Sure for simple deployement scenarios like Dial up.  But now we are
talking about more sophisticated usage for RADIUS.


> Similarly, a NAS does not need to know whether a RADIUS 
> server understands an attribute in order to send it, as long 
> as the attribute can be safely discarded by the RADIUS server.

But this is not efficient.  Why send an attribute or a set of attributes
if the are not required by the Server?

Also if you look at new drafts such as logoff.  Why send a logoff
message if the Server doesn't need it?

 
> As a result, the real issue is specification of mandatory 
> attributes, not "capability-negotiation" per se.  Note that a 
> proposal for mandatory/optional marking has recently been put 
> forward in the Design Guidelines document. 

I don't think that that is all.
 
> Some of the cases where the mandatory/optional issue comes up 
> include: 
> 
> a. Where the RADIUS server REQUIRES the NAS to understand an 
> attribute in order for access to be provided.  A classic case 
> of this is use of security attributes (VLANs, Filters, etc.). 
>  A NAS cannot safely ignore a security attribute sent by the 
> RADIUS server.  
> 
> This situation is the most common one;  there are documented 
> cases where existing behavior has resulted in substantial 
> financial losses.  
> At the same time, the behavior of existing implementations 
> can't be changed retroactively. 
> 
> b. Where the NAS REQUIRES that the RADIUS server send an 
> attribute in order for it to provide access. 
> 
> Other cases are already handled by the RADIUS protocol as it 
> exists today: 
> 
> c. Where the RADIUS server requires an attribute that the NAS 
> does not provide in an Access-Request, the server can send an 
> Access-Reject, potentially including an Error-Cause (101) 
> attribute.  If the NAS understands the Error-Cause attribute, 
> it can correct the problem. 
> 
> In looking at the proposal within the Design Guidelines 
> document, it appears to me that the Mandatory/Optional 
> functionality described there potentially handles both cases 
> a) and b).  In case a), a RADIUS server can send an attribute 
> with the "M" bit set.  In case b), a NAS can send an 
> attribute with the "M" bit set. 
> 
> Given all of this -- what is the problem statement for 
> Capabilities Negotiation, and how does it differ from the 
> problem statement for Mandatory/Optional attributes? 

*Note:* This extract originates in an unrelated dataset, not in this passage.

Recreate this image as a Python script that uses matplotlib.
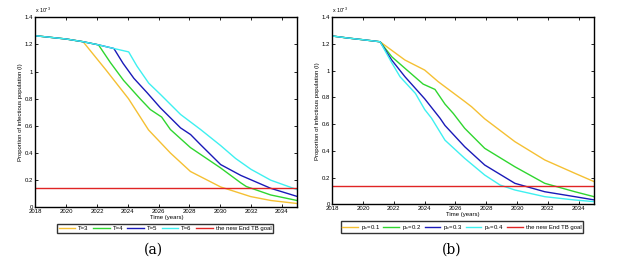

For one I need to be assured that the NAS supports the mandatory
semantics.  So as a minimum we need that information.  But there is
more....

But mandatory is not enough.  Since some Applications have different
options or capabilities.  We need to understand which ones are
supported.  For example, I may support volume based or time based
prepaid but not support Prepaid Pools which are much more difficult to
implement.  I may support NAS Filter Rule but only some of its options.
So knowing what the NAS supports allows me to send the appropriate
attributes to the NAS invoking the modes that it supports for a given
application.  After all, the name of the game is not to have the NAS
reject the session.

Finally, A server may need to understand what features are supported as
part of its authentication/authorization policy decision.  If the NAS
does not support prepaid then, in a mobile IPv4 scenario, the server
will not rely on the NAS for prepaid but rather the HA.  It will then
force the NAS (acting as FA) to reverse traffic all the flows to the HA
and not send any prepaid attributes to the NAS.